A neuropsicóloga Sara Coimbra explica que o processo do vício pode começar ainda quando a criança é um bebê. “Muitos pais costumam colocar aqueles vídeos e desenhos de músicas para a criança relaxar, porém isso já influencia nesse processo. O cérebro dela está em constante desenvolvimento e a partir do momento que ela começa a ver e rever aquela mesma coisa várias vezes, estimula a impulsividade da criança de necessitar assistir novamente ao vídeo ou desenho.”

Este comportamento acaba não só por afetar uma pessoa ou outra, mas sim uma geração. Por conta disso, especialistas ligam o alerta do impacto que isso irá trazer no futuro. O escritor e psicólogo social Jonathan Haidt defende uma infância longe das telas em seu livro “A Geração Ansiosa”, que será publicado em agosto deste ano. A obra demonstrará como a “infância baseada no brincar” foi substituída pela “infância baseada no celular”, que alterou o desenvolvimento social e neurológico dos jovens, e como podemos fazer na prática a reversão deste cenário a fim de evitar danos psicológicos ainda mais profundos, visto que não é apenas o bem-estar das crianças que está em jogo, mas da sociedade.

Este controle depende essencialmente da ajuda dos responsáveis.

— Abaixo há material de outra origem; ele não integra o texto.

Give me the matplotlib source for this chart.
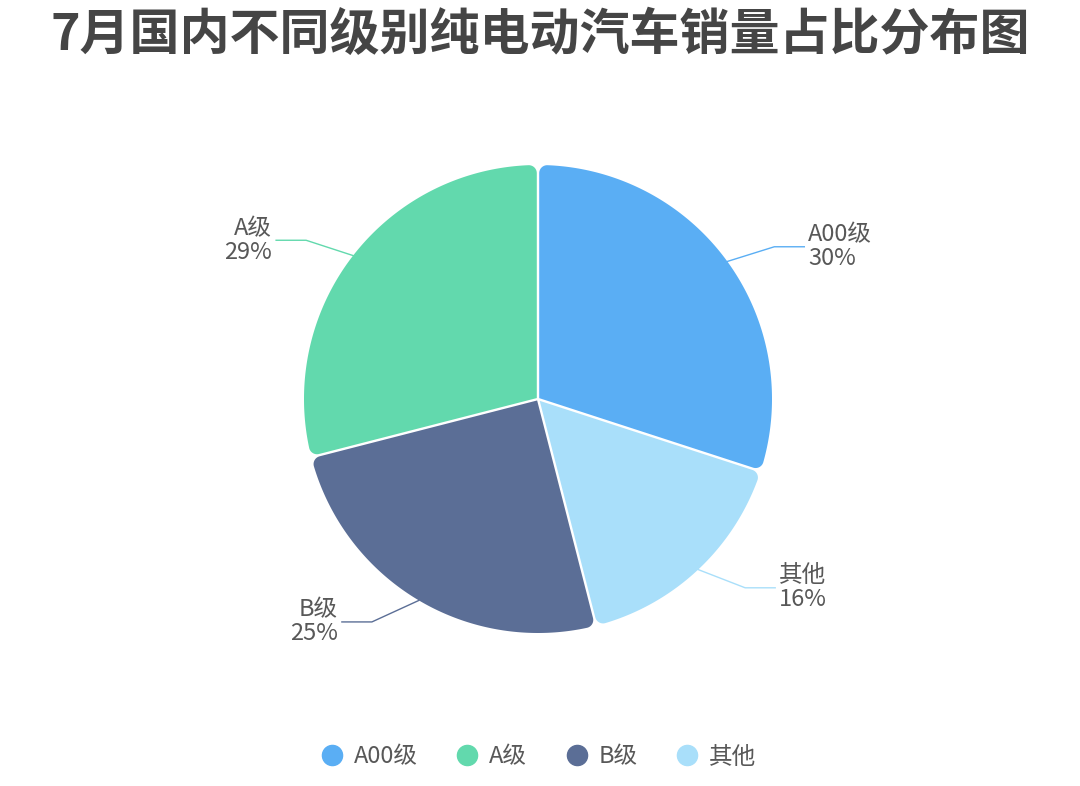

Isabela atenta que para ajudar nesse processo, os pais devem, por exemplo, evitar mexer no celular ou parar de assistir à televisão enquanto estiver junto da criança. “Isso estimula o gasto de tempo fazendo outras atividades e gera um convívio social com os pais”, complementa a psicóloga.

Luana Souto, mãe de Benício, de 5 anos, relata como foi feita essa educação digital. “Eu e meu marido decidimos limitar o tempo que nosso filho podia gastar mexendo no nosso celular ou vendo desenho na televisão. E mesmo quando ele começa a pedir muito, dependendo de como está nossa rotina, optamos por sugerir a fazer alguma atividade, como jogar futebol, que é uma coisa que o Benício ama fazer com o pai dele. Com isso, o desenho e o celular ficam como uma segunda opção e com o intuito de ser um entretenimento ao invés de uma dependência.”

A campanha “Infância Livre de Telas” traz esse apelo para a sociedade evitar o uso excessivo dessa tecnologia pelas crianças. O trabalho tem como base resultados de pesquisas como a TIC Kids Online Brasil, que tem destacado os efeitos do uso prolongado de telas pelo público infantil. O projeto visa levar essa discussão literalmente para as ruas, por meio de ações em mídia OOH (out of home), mostrando imagens impactantes de crianças “presas” dentro dessa realidade da dependência das telas em locais estratégicos. Além disso, o site da campanha encaminha ao leitor dicas para promover o uso consciente da tecnologia entre as crianças.